At Kaylor's jury trial, B.A.H. testified that on or around August 1, 2008, when she was 15 years old and Kaylor was 36 years old, (1) Kaylor gave her a drink that intoxicated her; (2) Kaylor penetrated her vagina with his penis; (3) she attempted to kick Kaylor off but passed out; (4) she woke up with her legs off the bed, her pants across the room, and her underwear twisted; (5) her vagina felt sore; (6) when she went to the bathroom, she experienced discharge that looked like sperm; and (7) Kaylor warned her not to tell anyone about the incident. B.A.H.'s description of Kaylor's penis matched identically Kaylor's self-description. Kaylor admitted to Detective Harry Heldreth that he thrust two of his fingers inside B.A.H.'s vagina at least twice. And Kaylor admitted to Sergeant Cheryl Stines that he engaged in seven potentially sexual incidents with B.A.H.

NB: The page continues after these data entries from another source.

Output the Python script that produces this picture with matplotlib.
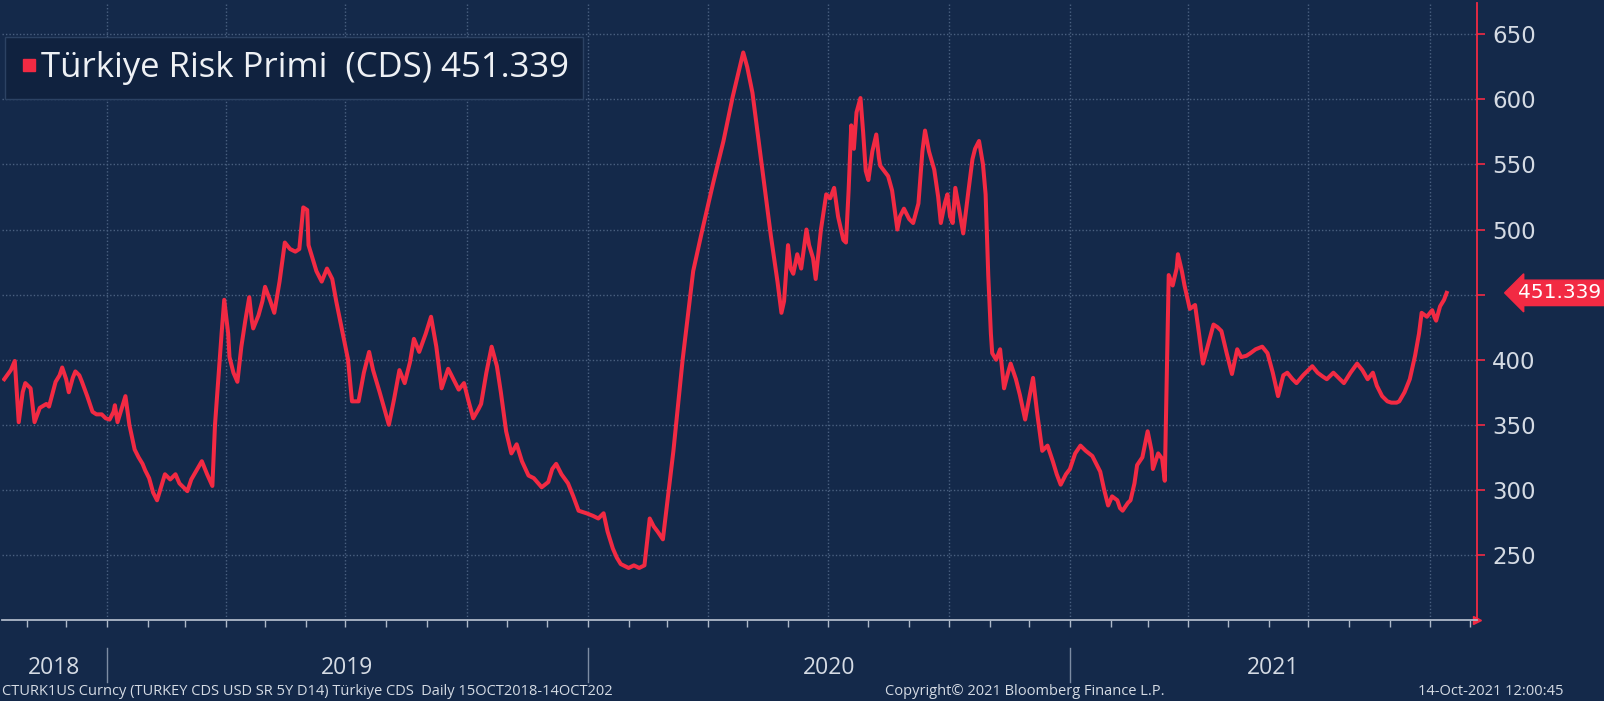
import pandas as pd
import matplotlib
matplotlib.use("Agg")
import matplotlib.pyplot as plt
import matplotlib.dates as mdates
import matplotlib.transforms as mtransforms
from matplotlib.lines import Line2D

# Türkiye 5Y CDS, okunan değerler (15 Ekim 2018'den itibaren gün sayısı)
baslangic = pd.Timestamp("2018-10-15")
gun = [0, 5, 8, 11, 14, 16, 20, 23, 27, 32, 34, 39, 42, 44, 47, 49, 52, 54, 57, 59,
       63, 67, 70, 74, 77, 80, 83, 84, 86, 89, 92, 95, 99, 102, 105, 107, 110, 113, 116, 119,
       122, 126, 130, 133, 139, 142, 146, 150, 154, 158, 160, 163, 165, 167, 170, 171, 174, 177, 180, 183,
       186, 188, 189, 193, 196, 198, 202, 205, 209, 213, 217, 221, 224, 227, 230, 231, 234, 237, 241,
       245, 249, 252, 256, 261, 264, 269, 273, 277, 280, 285, 292, 296, 300, 304, 308, 311, 315, 320,
       324, 328, 332, 337, 341, 345, 349, 352, 356, 360, 362, 366, 370, 374, 377,
       381, 385, 389, 393, 398, 402, 408, 413, 416, 419, 423, 428, 432, 436, 442, 447, 451, 455, 458,
       462, 465, 468, 474, 478, 482, 486, 490, 493, 496, 500, 508, 515, 523, 530, 538, 546, 553, 561,
       564, 568, 574, 582, 587, 590, 592, 595, 597, 599, 601, 602, 605, 609, 611, 614, 616, 620, 624,
       627, 630, 633, 637, 639, 641, 643, 645, 647, 650, 652, 654, 656, 659, 662, 664, 665, 668, 671,
       674, 678, 680, 683, 687, 690, 694, 697, 699, 702, 706, 709, 711, 714, 716, 718, 720, 722, 725,
       728, 732, 735, 737, 740, 743, 745, 747, 749, 750, 753, 756,
       759, 762, 764, 768, 771, 775, 778, 781, 784, 788, 792, 796, 799, 802, 806, 809, 813, 817, 821,
       826, 829, 832, 835, 838, 841, 845, 847, 849, 853, 855, 858, 860, 864, 868, 871, 872, 876, 879,
       881, 884, 887, 890, 891, 894, 896, 900, 904, 907, 910, 914, 918, 921, 924, 928, 932, 936, 939, 943,
       946, 950, 955, 959, 963, 967, 971, 974, 978, 981, 986, 990, 993, 997, 1001, 1004, 1009, 1013,
       1017, 1022, 1027, 1031, 1035, 1039, 1042, 1046, 1050, 1053, 1057, 1059, 1063, 1067, 1071, 1074,
       1076, 1080, 1084, 1086, 1087, 1090, 1093, 1095]
cds = [385, 392, 399, 352, 375, 382, 378, 352, 363, 366, 364, 383, 388, 394, 385, 375, 386, 391, 388, 383,
       372, 360, 358, 358, 355, 354, 360, 365, 352, 362, 372, 350, 331, 325, 320, 315, 309, 298, 292, 302,
       312, 308, 312, 305, 299, 308, 315, 322, 312, 303, 350, 392, 420, 446, 420, 402, 390, 383, 410, 430,
       448, 430, 424, 434, 445, 456, 445, 436, 460, 490, 485, 483, 485, 517, 515, 488, 478, 468, 460,
       470, 462, 445, 425, 400, 368, 368, 390, 406, 392, 375, 350, 370, 392, 382, 398, 416, 406, 420,
       433, 410, 378, 393, 385, 377, 382, 370, 355, 362, 366, 390, 410, 395, 375,
       345, 328, 335, 322, 311, 309, 302, 306, 316, 320, 312, 305, 295, 284, 282, 280, 278, 282, 268,
       255, 248, 243, 240, 242, 240, 242, 278, 272, 268, 262, 330, 400, 468, 500, 535, 568, 602, 636,
       625, 605, 558, 495, 460, 436, 445, 488, 470, 466, 476, 481, 470, 500, 488, 478, 462, 500, 527,
       524, 532, 510, 492, 490, 530, 580, 562, 590, 601, 575, 545, 538, 560, 573, 555, 549, 545, 541,
       530, 500, 510, 516, 508, 505, 520, 560, 576, 560, 546, 525, 505, 520, 527, 510, 505, 532, 515,
       497, 530, 554, 562, 568, 550, 527, 465, 420, 405, 400, 408,
       378, 390, 397, 385, 373, 354, 370, 386, 360, 330, 334, 322, 312, 304, 312, 316, 328, 334, 330,
       326, 320, 314, 300, 288, 295, 292, 286, 284, 290, 292, 305, 319, 325, 345, 330, 316, 328, 324,
       307, 465, 457, 470, 481, 468, 457, 439, 442, 420, 397, 412, 427, 425, 422, 405, 389, 408, 402, 403,
       405, 408, 410, 405, 390, 372, 388, 390, 385, 382, 388, 392, 395, 390, 387, 385, 390, 386,
       382, 390, 397, 392, 385, 390, 380, 372, 368, 367, 367, 368, 375, 385, 403, 420,
       436, 433, 438, 432, 430, 441, 446, 451.339]
tarih = baslangic + pd.to_timedelta(gun, unit="D")
son_deger = 451.339

yil_etiketleri = ["2018", "2019", "2020", "2021"]
y_ticks = [250, 300, 350, 400, 450, 500, 550, 600, 650]
y_tick_etiket = ["250", "300", "350", "400", "", "500", "550", "600", "650"]

arka = "#14294a"
kirmizi = "#f22a43"
acik = "#d5dbe4"

fig = plt.figure(figsize=(16.04, 7.01), dpi=100, facecolor=arka)
ax = fig.add_axes([0.001, 0.1155, 0.9198, 0.8802])
ax.set_facecolor(arka)

ax.plot(tarih, cds, color=kirmizi, lw=2.9, solid_joinstyle="round", zorder=3)

x0 = baslangic - pd.Timedelta(days=2)
x1 = baslangic + pd.Timedelta(days=1118)
ax.set_xlim(x0, x1)
ax.set_ylim(200, 674)

# eksenler
for s in ["top", "left"]:
    ax.spines[s].set_visible(False)
ax.spines["right"].set_color(kirmizi)
ax.spines["right"].set_linewidth(1.3)
ax.spines["bottom"].set_color("#aeb9c9")
ax.spines["bottom"].set_linewidth(1.3)

ax.yaxis.tick_right()
ax.set_yticks(y_ticks)
ax.set_yticklabels(y_tick_etiket)
ax.tick_params(axis="y", colors=kirmizi, length=6, width=1.2, labelcolor=acik,
               labelsize=16.5, pad=5)

ax.xaxis.set_major_locator(mdates.MonthLocator(bymonth=[1, 4, 7, 10]))
ax.xaxis.set_minor_locator(mdates.MonthLocator())
ax.tick_params(axis="x", which="both", colors="#aeb9c9", length=5, width=1,
               labelbottom=False)

ax.grid(True, which="major", color="#4a6080", linestyle=(0, (1, 1.5)), linewidth=1)

# eksen ucundaki küçük ok
ax.plot([1.0], [0.0], marker=">", color=kirmizi, markersize=6,
        transform=ax.transAxes, clip_on=False)

# yıl etiketleri ve ayraçlar
trans = mtransforms.blended_transform_factory(ax.transData, ax.transAxes)
xmin, xmax = mdates.date2num(x0), mdates.date2num(x1)
for yil in yil_etiketleri:
    a = max(mdates.date2num(pd.Timestamp(yil + "-01-01")), xmin)
    b = min(mdates.date2num(pd.Timestamp(str(int(yil) + 1) + "-01-01")), xmax)
    ax.text((a + b) / 2, -0.078, yil, transform=trans, ha="center", va="center",
            color=acik, fontsize=16.5, family="Open Sans")
    if yil != "2018":
        ax.plot([a, a], [-0.045, -0.1], transform=trans, color="#7d8ca3",
                lw=1, clip_on=False)

# son değer etiketi
ax.text(1.028, son_deger, f"{son_deger:.3f}",
        transform=mtransforms.blended_transform_factory(ax.transAxes, ax.transData),
        ha="left", va="center", color="white", fontsize=14.5,
        bbox=dict(boxstyle="larrow,pad=0.16", fc=kirmizi, ec=kirmizi), clip_on=False)

# gösterge
el = [Line2D([], [], marker="s", color=kirmizi, linestyle="None", markersize=8)]
leg = ax.legend(el, [f"Türkiye Risk Primi  (CDS) {son_deger:.3f}"], loc="upper left",
                bbox_to_anchor=(0.002, 0.945), borderaxespad=0, frameon=True, fancybox=False,
                handletextpad=0.05, handlelength=0.6, borderpad=0.4,
                prop={"family": "Open Sans", "size": 25})
leg.get_frame().set_facecolor("#10223f")
leg.get_frame().set_edgecolor("#2c4263")
leg.get_frame().set_alpha(1)
for t in leg.get_texts():
    t.set_color("#eef1f5")

# alt bilgi
fig.text(0.001, 0.003, "CTURK1US Curncy (TURKEY CDS USD SR 5Y D14) Türkiye CDS  Daily 15OCT2018-14OCT202",
         color=acik, fontsize=10.5, family="Open Sans", ha="left", va="bottom")
fig.text(0.639, 0.003, "Copyright© 2021 Bloomberg Finance L.P.", color=acik, fontsize=10.5,
         family="Open Sans", ha="center", va="bottom")
fig.text(0.975, 0.003, "14-Oct-2021 12:00:45", color=acik, fontsize=10.5,
         family="Open Sans", ha="right", va="bottom")

fig.savefig("out.png", dpi=100, facecolor=arka)
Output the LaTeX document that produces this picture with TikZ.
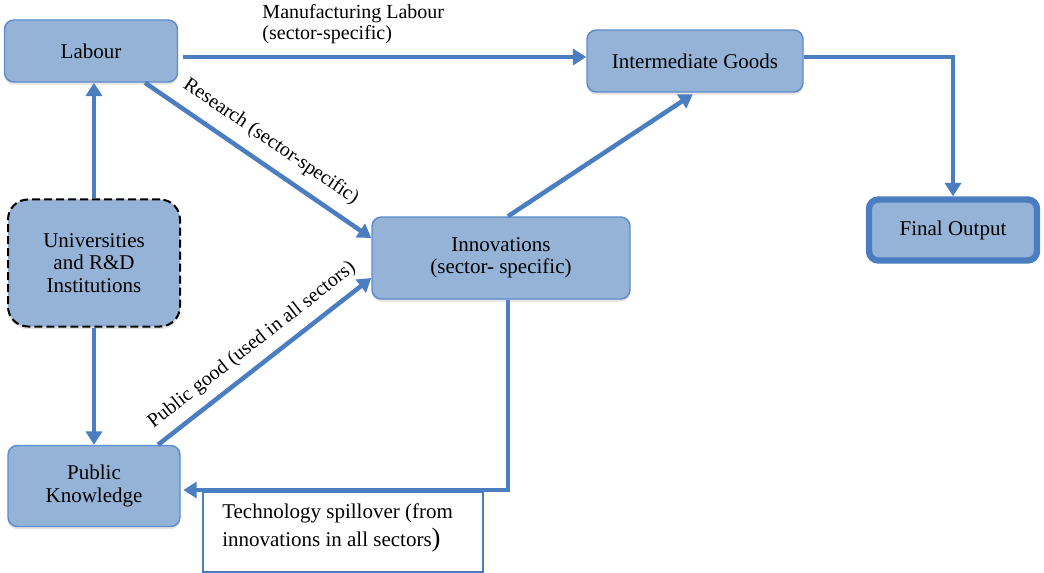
\documentclass[tikz,border=0pt]{standalone}
\usepackage{fontspec}
\setmainfont{Liberation Serif}
\usetikzlibrary{arrows.meta,shadows}
\definecolor{boxfill}{RGB}{149,179,215}
\definecolor{flowblue}{RGB}{74,126,193}
\definecolor{edgeblue}{RGB}{92,140,204}

\begin{document}
\begin{tikzpicture}[x=0.75pt,y=-0.75pt,
  box/.style={draw=edgeblue, line width=1.1pt, fill=boxfill, rounded corners=7pt,
    align=center, font=\fontsize{15.75}{16.9}\selectfont,
    drop shadow={shadow xshift=0pt, shadow yshift=-2pt, opacity=0.22}},
  dashbox/.style={box, draw=black, line width=1.5pt, dash pattern=on 6pt off 3pt,
    rounded corners=15pt},
  flow/.style={draw=flowblue, line width=3.4pt, -{Triangle[length=10pt,width=12pt]}},
  lbl/.style={font=\fontsize{15}{15.75}\selectfont, text=black},
]
\useasboundingbox (0,0) rectangle (1044,573);

% boxes
\node[box, minimum width=129.75pt, minimum height=46.5pt] (labour) at (91,51) {Labour};
\node[dashbox, minimum width=129pt, minimum height=95.25pt] (univ) at (94,263)
  {Universities\\and R\&D\\Institutions};
\node[box, minimum width=129pt, minimum height=60.75pt] (pk) at (94,486) {Public\\Knowledge};
\node[box, minimum width=193.5pt, minimum height=61.5pt] (innov) at (501,258)
  {Innovations\\(sector- specific)};
\node[box, minimum width=162pt, minimum height=46.5pt] (ig) at (695,61) {Intermediate Goods};
\node[box, draw=flowblue, line width=4.8pt, minimum width=126pt, minimum height=45.75pt]
  (final) at (953,230) {Final Output};

% note box under the spillover connector
\node[draw=flowblue, line width=1pt, fill=white, minimum width=210pt, minimum height=60pt,
  inner sep=0pt] (spill) at (343,532) {};
\node[anchor=north west, align=left, inner sep=0pt,
  font=\fontsize{15.75}{21.5}\selectfont] (spilltext) at (222,503)
  {Technology spillover (from\\innovations in all sectors{\fontsize{20}{20}\selectfont)}};

% connectors
\draw[flow, shorten <=3.75pt] ([yshift=-4.5pt]labour.east) -- ([yshift=-4.5pt]labour.east -| ig.west)
  node[lbl, pos=0.19, anchor=south west, align=left, yshift=5pt]
  {Manufacturing Labour\\(sector-specific)};
\draw[flow] ([xshift=40.5pt]labour.south) -- ([yshift=15pt]innov.west)
  node[lbl, sloped, pos=0.5, above=5pt] {Research (sector-specific)};
\draw[flow] (univ.north) -- (univ.north |- labour.south);
\draw[flow] (univ.south) -- (univ.south |- pk.north);
\draw[flow] ([xshift=48pt]pk.north) -- ([yshift=-15pt]innov.west)
  node[lbl, sloped, pos=0.5, above=3.5pt] {Public good (used in all sectors)};
\draw[flow, shorten >=2pt] ([xshift=5.25pt]innov.north) -- (ig.south);
\draw[flow] ([yshift=3pt]ig.east) -| (final.north);
\draw[flow, shorten >=2pt] ([xshift=5.25pt]innov.south) |- ([yshift=-3pt]pk.east);
\end{tikzpicture}
\end{document}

Although Kaylor disputed the allegations and testified that his admissions resulted from the officers' repeated questioning and his own panic, the trier of fact, not we, decides issues of conflicting testimony, witness credibility, and the persuasiveness of the evidence. State v. Walton, 64 Wn. App. 410, 415-16, 824 P.2d 533, review denied, 119 Wn.2d 1011 (1992). Based on B.A.H.'s testimony, any rational trier of fact could have found the essential elements of third degree rape of a child beyond a reasonable doubt. Accordingly, sufficient evidence supports the jury's verdict finding Kaylor guilty of raping B.A.H. and we affirm.
A majority of the panel having determined that this opinion will not be printed in the Washington Appellate Reports, but will be filed for public record pursuant to RCW 2.06.040, it is so ordered.
ARMSTRONG, J. and PENOYAR, A.C.J., concur.